During the Scottish Parliament’s Topical Questions session Mid-Scotland and Fife MSP Murdo Fraser quizzed the Cabinet Secretary for Health and Wellbeing Alex Neil on the alleged manipulation of waiting list statistics by NHS Tayside.
Earlier this year former Health Secretary Nicola Sturgeon was forced to lead a full scale investigation into waiting list manipulation by NHS Lothian. Back in March the NHS Lothian incident was viewed as an isolated event. However, it now appears that waiting list manipulation is tool a used by under pressure health boards to meet Scottish Government targets.
Exchange enclosed below:
The Cabinet Secretary for Health and Wellbeing (Alex Neil): To ensure that all NHS boards are fully complying with waiting time guidance, earlier this year the Scottish Government instructed all NHS boards to undertake an extensive internal audit of their waiting time practices. We expect those audits to be completed and published by the end of the year.
Murdo Fraser: Yesterday, we learned that two top executives in NHS Tayside have been suspended following the Audit Scotland investigation to which the cabinet secretary referred into discrepancies in waiting time figures. That follows allegations of behaviour in NHS Grampian to massage waiting lists and, of course, the fiasco earlier this year in NHS Lothian. Will he now accept that there is an endemic problem with manipulation of data in NHS boards across Scotland? What urgent steps is he taking to sort out the situation?
Alex Neil: To date, only two of the 14 boards have identified problems, namely NHS Lothian and NHS Tayside. I will wait until I receive all 14 audit reports from the 14 health boards before rushing to judgment.

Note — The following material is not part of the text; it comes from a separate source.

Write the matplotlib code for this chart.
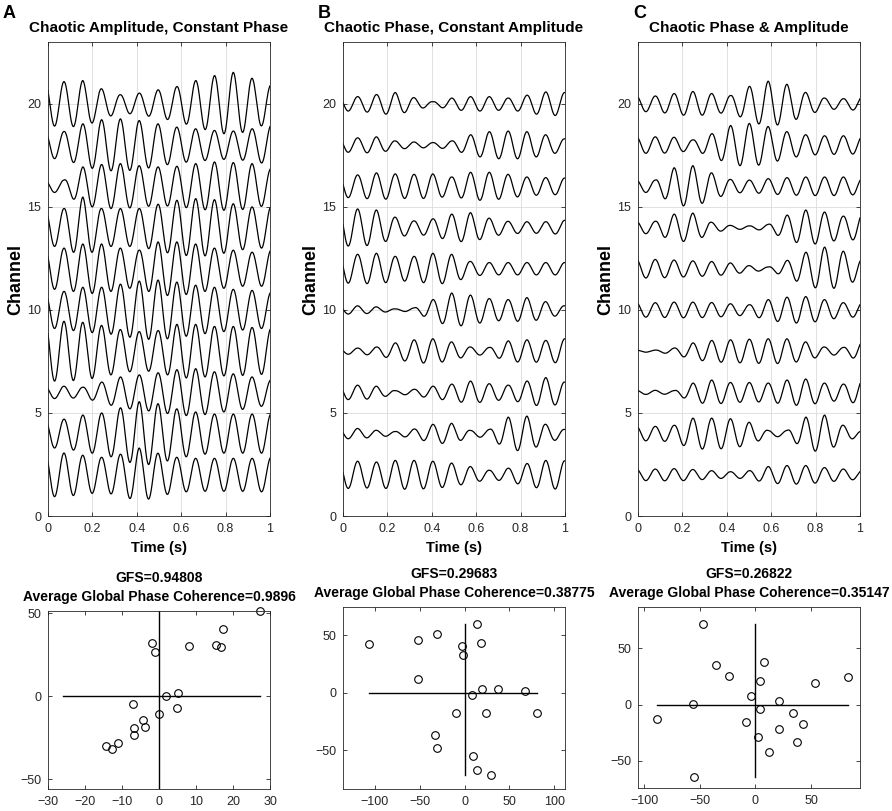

For obvious reasons, I cannot comment in detail on the two suspensions in NHS Tayside, which Mr Fraser mentioned. Apart from anything else, I am not the employer. The health board is the employer.
Murdo Fraser: I think that most reasonable people would think that two out of 14 to date is a pretty serious failure rate for the NHS boards.
We have had cause to question the Scottish National Party Government’s figures in other areas and we have found them wanting. Now we are wondering whether we can trust its NHS waiting times and waiting list figures. Given the seriousness of the situation, will the cabinet secretary request time for an urgent statement to Parliament so that we can have the matter fully discussed and debated?
Alex Neil: I will be happy to report back to the Parliament once all the facts are clear, and they will be available when the audit reports are published by the end of the year. I emphasise that they are going to be published. Everything will be in the public domain, so if there are problems in any other health boards apart from NHS Lothian and possibly NHS Tayside, they will come to light with the publication of the audit reports. We are being totally transparent on the issue. The time to make a judgment will be once people have the facts, and not beforehand.
Commenting outside the chamber Murdo Fraser MSP said:
“Waiting list manipulation appears to be endemic within Scotland’s health boards. First it was NHS Lothian, then NHS Grampian and now NHS Tayside. How much deeper will these revelations go?
“Fiddling statistics has become a common ploy for an SNP government that has witnessed a series of embarrassing gaffs this term. First we had no waiting lists for college places, then we had 18,000 renewable jobs, and now we have even more massaged waiting list statistics.
“At the heart of these inaccuracies lie very real concerns, too many patients are waiting for treatment and too many patients have waited far too long already.
“Make no mistake the staff at our hospitals are working incredibly hard. However, decisions taken centrally are reducing their ability to deal with the sheer volume of patients. The SNP needs to wise-up and remedy the problems within our health service instead of having time wasted altering the statistics.”